WHAT IS ASKED:
Retype only the lines from the one containing "Emit a Python" through the one containing "edgecolor=(0, 0, 0, 0.25), linewidth=1.0, zorder=3))", both included, word for word. Pictures stay out of the copy.

ENTRIES:
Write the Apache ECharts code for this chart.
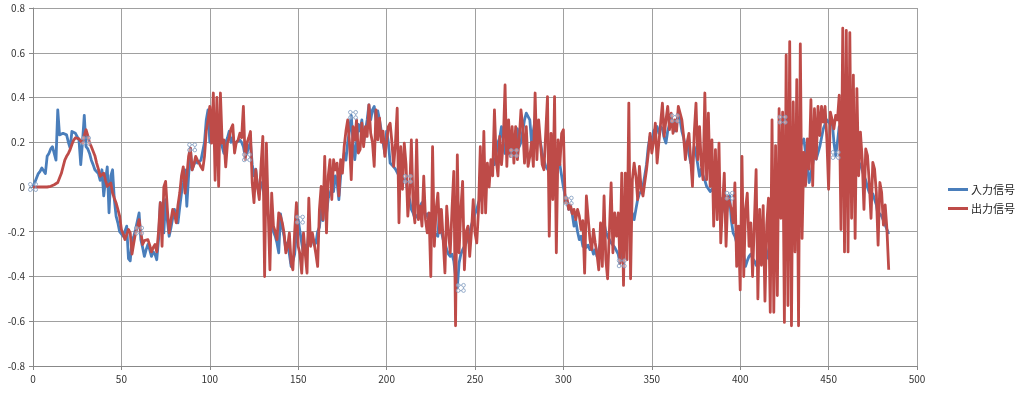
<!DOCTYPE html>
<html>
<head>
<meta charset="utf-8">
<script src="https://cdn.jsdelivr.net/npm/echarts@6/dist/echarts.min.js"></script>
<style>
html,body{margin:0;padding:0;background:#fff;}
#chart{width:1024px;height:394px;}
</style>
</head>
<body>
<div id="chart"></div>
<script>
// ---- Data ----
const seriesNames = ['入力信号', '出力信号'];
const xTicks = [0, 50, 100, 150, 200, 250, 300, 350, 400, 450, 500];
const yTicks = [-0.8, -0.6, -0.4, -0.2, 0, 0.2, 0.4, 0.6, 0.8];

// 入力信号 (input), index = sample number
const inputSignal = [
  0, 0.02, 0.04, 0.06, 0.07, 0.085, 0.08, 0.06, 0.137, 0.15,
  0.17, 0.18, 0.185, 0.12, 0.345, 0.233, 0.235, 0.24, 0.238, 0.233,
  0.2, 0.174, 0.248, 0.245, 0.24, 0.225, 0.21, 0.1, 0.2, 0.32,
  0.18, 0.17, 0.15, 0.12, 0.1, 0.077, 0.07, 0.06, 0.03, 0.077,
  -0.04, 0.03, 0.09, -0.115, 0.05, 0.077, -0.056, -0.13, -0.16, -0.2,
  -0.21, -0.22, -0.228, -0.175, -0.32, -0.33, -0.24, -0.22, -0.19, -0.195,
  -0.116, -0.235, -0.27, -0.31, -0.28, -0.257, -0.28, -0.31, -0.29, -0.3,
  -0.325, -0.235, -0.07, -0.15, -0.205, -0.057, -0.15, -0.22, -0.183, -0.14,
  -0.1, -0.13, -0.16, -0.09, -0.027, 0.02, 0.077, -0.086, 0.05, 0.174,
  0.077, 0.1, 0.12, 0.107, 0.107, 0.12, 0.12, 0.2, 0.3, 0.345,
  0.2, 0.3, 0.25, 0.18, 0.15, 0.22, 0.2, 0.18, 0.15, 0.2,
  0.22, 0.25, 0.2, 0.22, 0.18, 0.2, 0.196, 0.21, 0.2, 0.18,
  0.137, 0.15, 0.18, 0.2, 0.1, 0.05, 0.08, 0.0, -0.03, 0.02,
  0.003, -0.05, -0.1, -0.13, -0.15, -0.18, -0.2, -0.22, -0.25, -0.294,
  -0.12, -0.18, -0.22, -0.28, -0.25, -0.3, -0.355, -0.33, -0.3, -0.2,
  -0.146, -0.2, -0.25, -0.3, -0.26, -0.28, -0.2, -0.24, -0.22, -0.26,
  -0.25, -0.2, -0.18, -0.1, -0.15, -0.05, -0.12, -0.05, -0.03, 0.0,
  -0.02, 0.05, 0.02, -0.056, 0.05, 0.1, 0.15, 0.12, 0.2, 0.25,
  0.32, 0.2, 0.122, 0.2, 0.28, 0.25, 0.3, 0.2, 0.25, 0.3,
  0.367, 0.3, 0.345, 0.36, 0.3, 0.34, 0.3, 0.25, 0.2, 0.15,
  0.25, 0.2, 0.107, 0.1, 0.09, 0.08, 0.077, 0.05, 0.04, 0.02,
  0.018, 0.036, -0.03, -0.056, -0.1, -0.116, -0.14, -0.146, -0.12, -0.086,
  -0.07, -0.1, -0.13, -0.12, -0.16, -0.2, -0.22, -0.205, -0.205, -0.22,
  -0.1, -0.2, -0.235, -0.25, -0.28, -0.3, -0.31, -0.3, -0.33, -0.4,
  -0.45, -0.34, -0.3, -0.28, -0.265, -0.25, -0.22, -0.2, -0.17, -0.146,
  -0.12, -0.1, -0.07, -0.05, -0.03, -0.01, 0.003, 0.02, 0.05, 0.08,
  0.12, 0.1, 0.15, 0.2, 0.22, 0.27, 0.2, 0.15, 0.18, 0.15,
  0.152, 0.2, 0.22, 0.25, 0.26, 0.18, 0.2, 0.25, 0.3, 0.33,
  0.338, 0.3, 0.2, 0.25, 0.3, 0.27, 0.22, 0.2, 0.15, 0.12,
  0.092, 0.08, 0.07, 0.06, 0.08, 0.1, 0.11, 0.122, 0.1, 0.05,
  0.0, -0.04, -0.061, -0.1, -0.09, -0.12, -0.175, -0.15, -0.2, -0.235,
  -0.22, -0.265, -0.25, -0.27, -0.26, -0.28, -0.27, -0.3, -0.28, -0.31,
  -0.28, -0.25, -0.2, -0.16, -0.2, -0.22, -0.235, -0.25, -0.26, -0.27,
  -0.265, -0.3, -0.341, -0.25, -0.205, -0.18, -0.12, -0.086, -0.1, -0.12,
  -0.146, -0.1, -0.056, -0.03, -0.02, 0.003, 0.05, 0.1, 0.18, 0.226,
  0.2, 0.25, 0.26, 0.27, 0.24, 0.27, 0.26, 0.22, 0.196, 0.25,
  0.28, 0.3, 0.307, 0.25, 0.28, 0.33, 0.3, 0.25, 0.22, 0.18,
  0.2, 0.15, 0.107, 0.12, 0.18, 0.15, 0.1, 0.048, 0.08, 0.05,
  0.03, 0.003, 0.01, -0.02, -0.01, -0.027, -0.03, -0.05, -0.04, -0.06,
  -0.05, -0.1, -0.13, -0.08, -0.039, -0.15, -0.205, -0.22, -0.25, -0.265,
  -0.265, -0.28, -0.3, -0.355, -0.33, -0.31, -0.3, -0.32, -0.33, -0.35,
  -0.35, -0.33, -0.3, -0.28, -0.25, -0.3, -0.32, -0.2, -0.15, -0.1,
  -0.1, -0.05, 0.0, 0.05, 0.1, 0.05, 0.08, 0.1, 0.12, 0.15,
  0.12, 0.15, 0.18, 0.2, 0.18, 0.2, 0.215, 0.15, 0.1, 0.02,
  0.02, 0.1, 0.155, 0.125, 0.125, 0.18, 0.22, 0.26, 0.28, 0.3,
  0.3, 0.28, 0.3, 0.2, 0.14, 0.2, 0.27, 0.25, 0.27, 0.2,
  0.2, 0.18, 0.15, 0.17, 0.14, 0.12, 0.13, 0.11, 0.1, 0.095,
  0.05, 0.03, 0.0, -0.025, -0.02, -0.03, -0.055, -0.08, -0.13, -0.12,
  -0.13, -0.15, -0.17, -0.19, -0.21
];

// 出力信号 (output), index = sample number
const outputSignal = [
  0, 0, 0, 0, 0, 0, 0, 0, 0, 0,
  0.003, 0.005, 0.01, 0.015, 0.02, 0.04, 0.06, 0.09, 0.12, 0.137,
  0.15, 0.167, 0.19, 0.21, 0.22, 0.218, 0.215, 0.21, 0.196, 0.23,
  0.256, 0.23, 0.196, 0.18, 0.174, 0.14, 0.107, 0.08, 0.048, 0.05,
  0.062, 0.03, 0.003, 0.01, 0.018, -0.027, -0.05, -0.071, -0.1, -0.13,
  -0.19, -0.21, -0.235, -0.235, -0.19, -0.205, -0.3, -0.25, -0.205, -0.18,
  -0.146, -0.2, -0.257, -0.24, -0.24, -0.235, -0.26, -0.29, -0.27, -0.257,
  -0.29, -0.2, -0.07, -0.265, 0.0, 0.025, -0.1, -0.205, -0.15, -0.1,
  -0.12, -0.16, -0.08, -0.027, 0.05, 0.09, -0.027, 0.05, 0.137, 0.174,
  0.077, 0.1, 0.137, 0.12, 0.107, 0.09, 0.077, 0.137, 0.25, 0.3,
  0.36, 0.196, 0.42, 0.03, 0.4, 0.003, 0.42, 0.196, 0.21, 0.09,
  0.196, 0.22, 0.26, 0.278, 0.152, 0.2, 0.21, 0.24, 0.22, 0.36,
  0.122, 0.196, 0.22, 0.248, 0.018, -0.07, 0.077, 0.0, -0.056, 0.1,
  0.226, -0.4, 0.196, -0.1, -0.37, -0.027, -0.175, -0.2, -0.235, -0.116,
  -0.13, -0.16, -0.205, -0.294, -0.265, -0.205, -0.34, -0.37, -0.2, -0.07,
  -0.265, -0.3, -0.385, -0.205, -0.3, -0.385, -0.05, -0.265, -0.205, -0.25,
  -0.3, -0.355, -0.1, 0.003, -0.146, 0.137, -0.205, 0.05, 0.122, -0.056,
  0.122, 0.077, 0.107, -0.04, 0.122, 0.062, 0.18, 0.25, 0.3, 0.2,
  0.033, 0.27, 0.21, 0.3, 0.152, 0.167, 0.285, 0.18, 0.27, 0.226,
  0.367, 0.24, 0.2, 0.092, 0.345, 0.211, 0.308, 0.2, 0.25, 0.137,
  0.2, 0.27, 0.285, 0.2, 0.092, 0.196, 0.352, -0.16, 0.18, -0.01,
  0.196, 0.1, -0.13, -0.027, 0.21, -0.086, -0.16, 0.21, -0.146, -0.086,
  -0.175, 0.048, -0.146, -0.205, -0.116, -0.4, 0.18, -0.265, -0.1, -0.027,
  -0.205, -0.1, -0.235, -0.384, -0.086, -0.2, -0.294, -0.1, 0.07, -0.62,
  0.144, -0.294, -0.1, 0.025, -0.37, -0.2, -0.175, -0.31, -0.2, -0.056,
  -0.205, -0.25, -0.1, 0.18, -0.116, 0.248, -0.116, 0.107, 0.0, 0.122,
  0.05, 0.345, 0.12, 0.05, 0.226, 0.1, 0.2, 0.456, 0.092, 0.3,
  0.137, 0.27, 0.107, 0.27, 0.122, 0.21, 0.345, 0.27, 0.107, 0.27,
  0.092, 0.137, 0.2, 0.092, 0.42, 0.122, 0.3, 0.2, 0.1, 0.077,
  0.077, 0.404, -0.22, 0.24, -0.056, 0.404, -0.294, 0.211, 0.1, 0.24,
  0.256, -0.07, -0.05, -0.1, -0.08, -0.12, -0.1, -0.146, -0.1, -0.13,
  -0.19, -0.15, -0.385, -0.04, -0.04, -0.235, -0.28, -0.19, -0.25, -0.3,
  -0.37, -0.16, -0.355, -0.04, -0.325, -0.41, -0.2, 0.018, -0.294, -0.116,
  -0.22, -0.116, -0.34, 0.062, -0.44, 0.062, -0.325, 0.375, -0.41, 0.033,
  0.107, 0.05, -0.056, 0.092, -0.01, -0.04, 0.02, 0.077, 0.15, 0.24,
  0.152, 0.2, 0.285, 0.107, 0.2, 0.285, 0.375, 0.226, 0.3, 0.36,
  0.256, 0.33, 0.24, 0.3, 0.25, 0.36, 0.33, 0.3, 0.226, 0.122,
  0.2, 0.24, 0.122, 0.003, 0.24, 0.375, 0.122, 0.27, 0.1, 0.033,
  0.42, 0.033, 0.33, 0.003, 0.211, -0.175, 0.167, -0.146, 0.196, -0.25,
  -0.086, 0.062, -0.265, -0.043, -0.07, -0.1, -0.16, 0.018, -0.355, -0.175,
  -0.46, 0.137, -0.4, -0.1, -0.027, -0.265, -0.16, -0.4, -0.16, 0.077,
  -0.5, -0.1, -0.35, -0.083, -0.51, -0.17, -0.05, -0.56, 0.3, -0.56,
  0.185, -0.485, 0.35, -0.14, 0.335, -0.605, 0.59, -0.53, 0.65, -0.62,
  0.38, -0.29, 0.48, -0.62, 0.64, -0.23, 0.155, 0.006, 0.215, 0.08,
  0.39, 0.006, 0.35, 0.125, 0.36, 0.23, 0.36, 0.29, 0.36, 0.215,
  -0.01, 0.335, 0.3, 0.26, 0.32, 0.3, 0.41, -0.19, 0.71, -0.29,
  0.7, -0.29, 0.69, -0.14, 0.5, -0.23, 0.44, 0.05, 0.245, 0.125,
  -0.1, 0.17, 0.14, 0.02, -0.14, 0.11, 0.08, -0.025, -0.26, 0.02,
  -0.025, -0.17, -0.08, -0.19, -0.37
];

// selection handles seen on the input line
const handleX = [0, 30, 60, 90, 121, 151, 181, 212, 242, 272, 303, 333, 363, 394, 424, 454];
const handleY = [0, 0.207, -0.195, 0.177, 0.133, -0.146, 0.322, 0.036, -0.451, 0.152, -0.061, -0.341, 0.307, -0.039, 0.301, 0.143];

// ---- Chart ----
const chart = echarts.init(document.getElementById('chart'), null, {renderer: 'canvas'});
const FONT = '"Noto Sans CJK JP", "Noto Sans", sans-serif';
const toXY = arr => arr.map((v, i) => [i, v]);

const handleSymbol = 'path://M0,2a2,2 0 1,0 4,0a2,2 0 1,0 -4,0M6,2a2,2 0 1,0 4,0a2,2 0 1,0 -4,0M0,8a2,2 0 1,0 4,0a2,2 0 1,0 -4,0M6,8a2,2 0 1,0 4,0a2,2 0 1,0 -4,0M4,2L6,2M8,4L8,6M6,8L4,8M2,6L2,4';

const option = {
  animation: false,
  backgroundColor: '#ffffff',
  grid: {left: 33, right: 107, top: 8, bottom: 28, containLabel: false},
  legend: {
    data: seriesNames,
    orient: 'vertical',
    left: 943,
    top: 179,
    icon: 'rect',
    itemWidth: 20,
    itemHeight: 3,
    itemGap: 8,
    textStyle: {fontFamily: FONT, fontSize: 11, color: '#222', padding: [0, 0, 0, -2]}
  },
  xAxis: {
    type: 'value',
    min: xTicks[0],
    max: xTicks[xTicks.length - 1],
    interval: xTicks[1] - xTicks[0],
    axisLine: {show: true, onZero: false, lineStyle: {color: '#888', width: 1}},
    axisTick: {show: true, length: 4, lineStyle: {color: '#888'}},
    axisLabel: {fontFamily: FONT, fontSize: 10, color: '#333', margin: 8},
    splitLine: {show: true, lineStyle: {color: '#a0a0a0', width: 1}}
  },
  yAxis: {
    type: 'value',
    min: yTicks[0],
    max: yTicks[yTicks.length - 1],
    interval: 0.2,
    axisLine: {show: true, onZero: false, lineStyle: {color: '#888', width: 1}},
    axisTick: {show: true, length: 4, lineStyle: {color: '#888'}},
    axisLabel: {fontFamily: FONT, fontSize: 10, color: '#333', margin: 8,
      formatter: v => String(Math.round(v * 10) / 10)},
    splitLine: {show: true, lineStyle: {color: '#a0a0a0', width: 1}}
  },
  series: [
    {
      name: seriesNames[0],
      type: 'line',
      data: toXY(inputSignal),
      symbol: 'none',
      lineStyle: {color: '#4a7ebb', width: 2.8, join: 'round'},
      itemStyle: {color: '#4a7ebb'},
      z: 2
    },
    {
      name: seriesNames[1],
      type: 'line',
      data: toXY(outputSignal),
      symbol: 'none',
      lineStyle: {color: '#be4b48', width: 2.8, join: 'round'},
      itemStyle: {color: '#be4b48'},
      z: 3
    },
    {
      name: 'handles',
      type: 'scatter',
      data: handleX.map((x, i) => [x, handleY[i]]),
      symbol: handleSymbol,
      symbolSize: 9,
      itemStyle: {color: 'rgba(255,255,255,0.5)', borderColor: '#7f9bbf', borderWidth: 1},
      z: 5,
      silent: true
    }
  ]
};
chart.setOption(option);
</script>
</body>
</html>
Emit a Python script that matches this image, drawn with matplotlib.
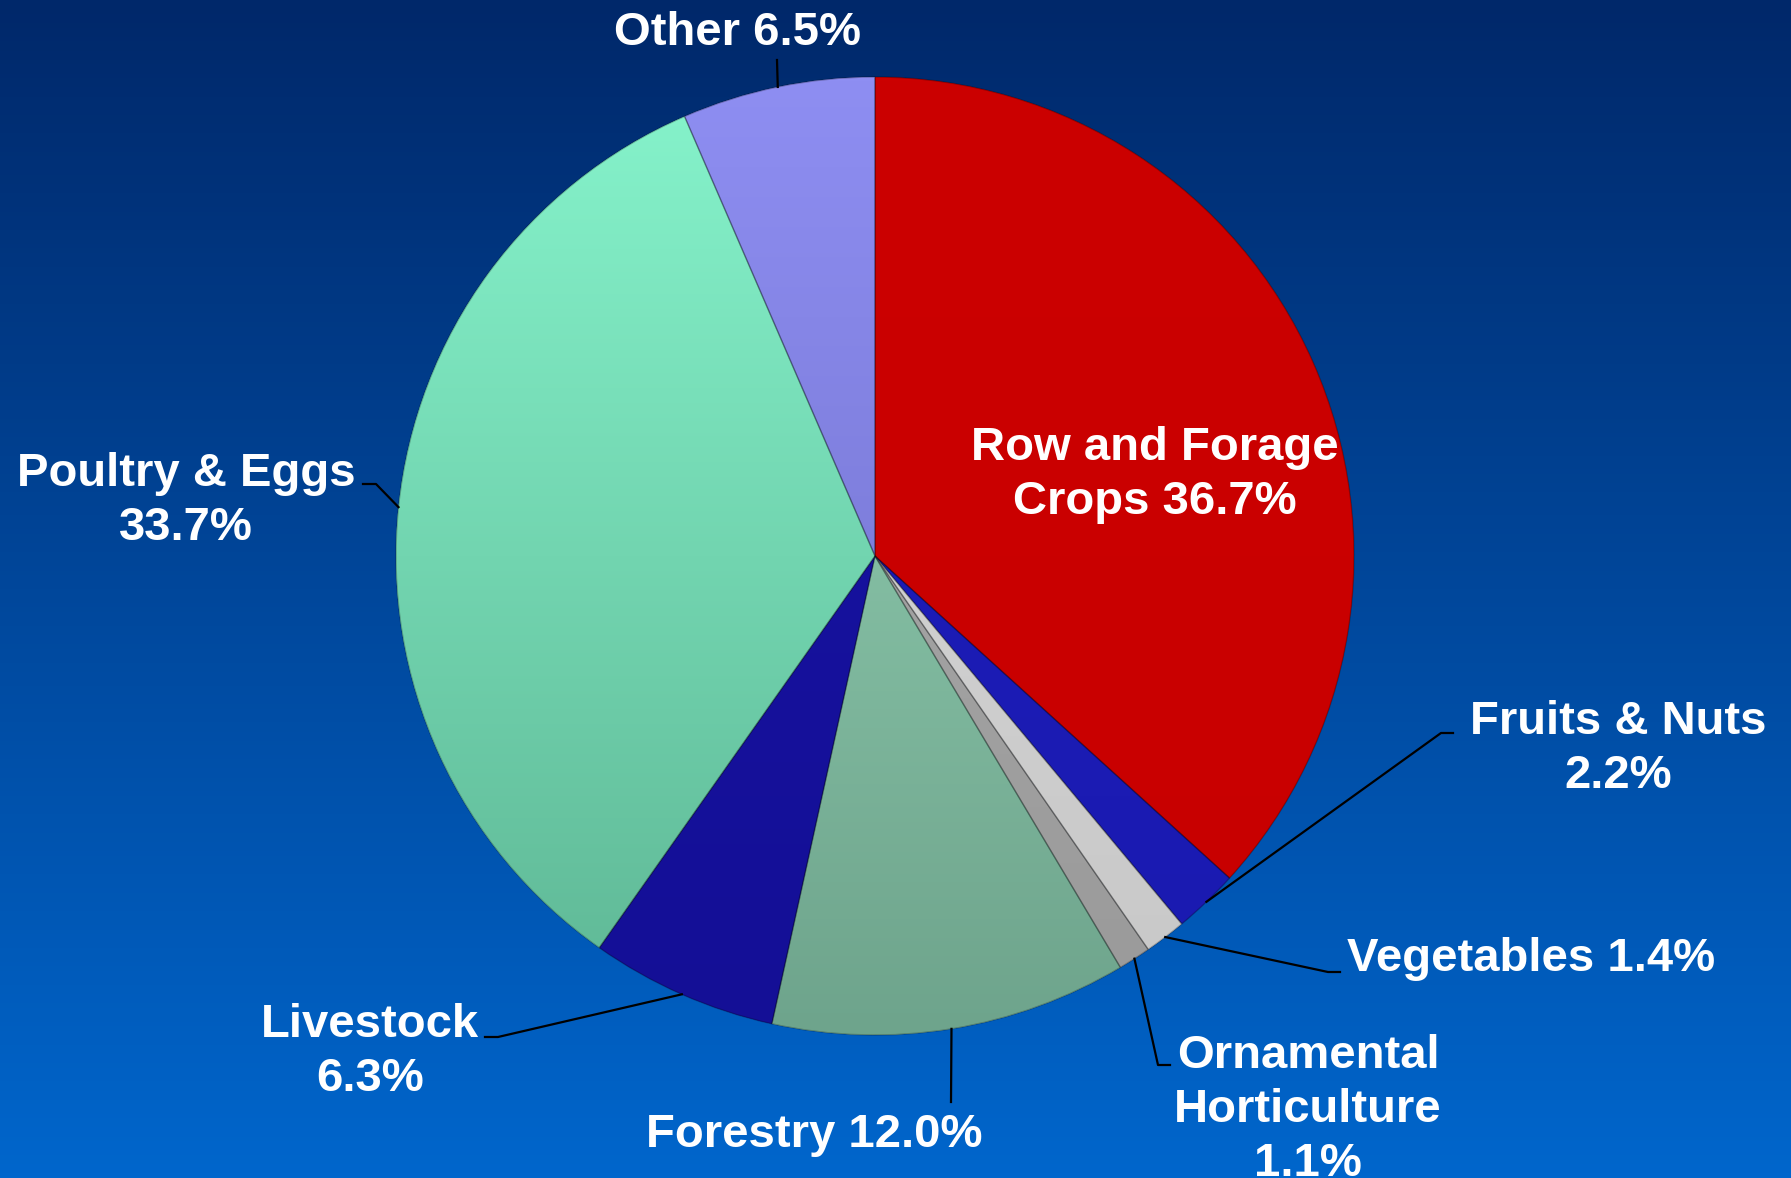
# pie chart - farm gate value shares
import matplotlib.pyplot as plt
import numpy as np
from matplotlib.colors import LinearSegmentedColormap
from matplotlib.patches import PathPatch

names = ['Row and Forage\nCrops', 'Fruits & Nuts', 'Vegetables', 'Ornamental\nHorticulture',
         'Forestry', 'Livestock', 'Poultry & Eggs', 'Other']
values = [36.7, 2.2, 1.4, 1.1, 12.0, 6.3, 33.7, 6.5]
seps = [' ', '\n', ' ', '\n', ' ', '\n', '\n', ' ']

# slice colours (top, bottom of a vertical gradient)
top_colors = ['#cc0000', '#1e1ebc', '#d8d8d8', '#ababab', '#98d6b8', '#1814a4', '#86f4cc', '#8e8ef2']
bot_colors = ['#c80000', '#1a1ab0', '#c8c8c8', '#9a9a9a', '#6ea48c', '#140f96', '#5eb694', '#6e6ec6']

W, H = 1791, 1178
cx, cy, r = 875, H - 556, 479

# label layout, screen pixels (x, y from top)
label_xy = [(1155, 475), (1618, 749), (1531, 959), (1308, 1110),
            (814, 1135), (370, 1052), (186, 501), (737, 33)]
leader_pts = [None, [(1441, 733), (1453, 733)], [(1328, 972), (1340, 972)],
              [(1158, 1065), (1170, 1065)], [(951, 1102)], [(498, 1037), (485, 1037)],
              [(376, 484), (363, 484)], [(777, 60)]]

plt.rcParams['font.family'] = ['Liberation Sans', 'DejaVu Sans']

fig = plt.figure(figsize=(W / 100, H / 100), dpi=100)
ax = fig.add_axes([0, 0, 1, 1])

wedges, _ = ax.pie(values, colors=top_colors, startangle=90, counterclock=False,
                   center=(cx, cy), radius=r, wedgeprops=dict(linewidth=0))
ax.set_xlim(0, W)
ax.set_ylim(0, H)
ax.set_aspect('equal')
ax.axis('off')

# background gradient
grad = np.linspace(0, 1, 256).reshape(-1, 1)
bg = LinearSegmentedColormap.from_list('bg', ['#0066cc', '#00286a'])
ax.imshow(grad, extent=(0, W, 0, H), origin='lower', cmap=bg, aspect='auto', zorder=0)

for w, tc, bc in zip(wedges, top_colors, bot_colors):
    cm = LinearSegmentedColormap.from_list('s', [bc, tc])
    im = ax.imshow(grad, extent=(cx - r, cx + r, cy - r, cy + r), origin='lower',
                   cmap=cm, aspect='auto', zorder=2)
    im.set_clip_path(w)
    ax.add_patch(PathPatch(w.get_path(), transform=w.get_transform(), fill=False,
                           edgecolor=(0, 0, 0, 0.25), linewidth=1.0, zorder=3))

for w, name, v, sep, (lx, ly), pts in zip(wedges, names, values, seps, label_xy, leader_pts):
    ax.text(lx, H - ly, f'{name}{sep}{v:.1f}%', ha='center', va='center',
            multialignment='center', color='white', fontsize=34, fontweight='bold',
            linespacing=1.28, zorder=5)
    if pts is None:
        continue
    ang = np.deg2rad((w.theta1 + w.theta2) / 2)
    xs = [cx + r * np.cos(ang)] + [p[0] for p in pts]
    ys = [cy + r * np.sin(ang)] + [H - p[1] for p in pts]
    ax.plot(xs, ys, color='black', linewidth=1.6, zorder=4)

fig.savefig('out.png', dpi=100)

FULL OUTPUT:
Emit a Python script that matches this image, drawn with matplotlib.
# pie chart - farm gate value shares
import matplotlib.pyplot as plt
import numpy as np
from matplotlib.colors import LinearSegmentedColormap
from matplotlib.patches import PathPatch

names = ['Row and Forage\nCrops', 'Fruits & Nuts', 'Vegetables', 'Ornamental\nHorticulture',
         'Forestry', 'Livestock', 'Poultry & Eggs', 'Other']
values = [36.7, 2.2, 1.4, 1.1, 12.0, 6.3, 33.7, 6.5]
seps = [' ', '\n', ' ', '\n', ' ', '\n', '\n', ' ']

# slice colours (top, bottom of a vertical gradient)
top_colors = ['#cc0000', '#1e1ebc', '#d8d8d8', '#ababab', '#98d6b8', '#1814a4', '#86f4cc', '#8e8ef2']
bot_colors = ['#c80000', '#1a1ab0', '#c8c8c8', '#9a9a9a', '#6ea48c', '#140f96', '#5eb694', '#6e6ec6']

W, H = 1791, 1178
cx, cy, r = 875, H - 556, 479

# label layout, screen pixels (x, y from top)
label_xy = [(1155, 475), (1618, 749), (1531, 959), (1308, 1110),
            (814, 1135), (370, 1052), (186, 501), (737, 33)]
leader_pts = [None, [(1441, 733), (1453, 733)], [(1328, 972), (1340, 972)],
              [(1158, 1065), (1170, 1065)], [(951, 1102)], [(498, 1037), (485, 1037)],
              [(376, 484), (363, 484)], [(777, 60)]]

plt.rcParams['font.family'] = ['Liberation Sans', 'DejaVu Sans']

fig = plt.figure(figsize=(W / 100, H / 100), dpi=100)
ax = fig.add_axes([0, 0, 1, 1])

wedges, _ = ax.pie(values, colors=top_colors, startangle=90, counterclock=False,
                   center=(cx, cy), radius=r, wedgeprops=dict(linewidth=0))
ax.set_xlim(0, W)
ax.set_ylim(0, H)
ax.set_aspect('equal')
ax.axis('off')

# background gradient
grad = np.linspace(0, 1, 256).reshape(-1, 1)
bg = LinearSegmentedColormap.from_list('bg', ['#0066cc', '#00286a'])
ax.imshow(grad, extent=(0, W, 0, H), origin='lower', cmap=bg, aspect='auto', zorder=0)

for w, tc, bc in zip(wedges, top_colors, bot_colors):
    cm = LinearSegmentedColormap.from_list('s', [bc, tc])
    im = ax.imshow(grad, extent=(cx - r, cx + r, cy - r, cy + r), origin='lower',
                   cmap=cm, aspect='auto', zorder=2)
    im.set_clip_path(w)
    ax.add_patch(PathPatch(w.get_path(), transform=w.get_transform(), fill=False,
                           edgecolor=(0, 0, 0, 0.25), linewidth=1.0, zorder=3))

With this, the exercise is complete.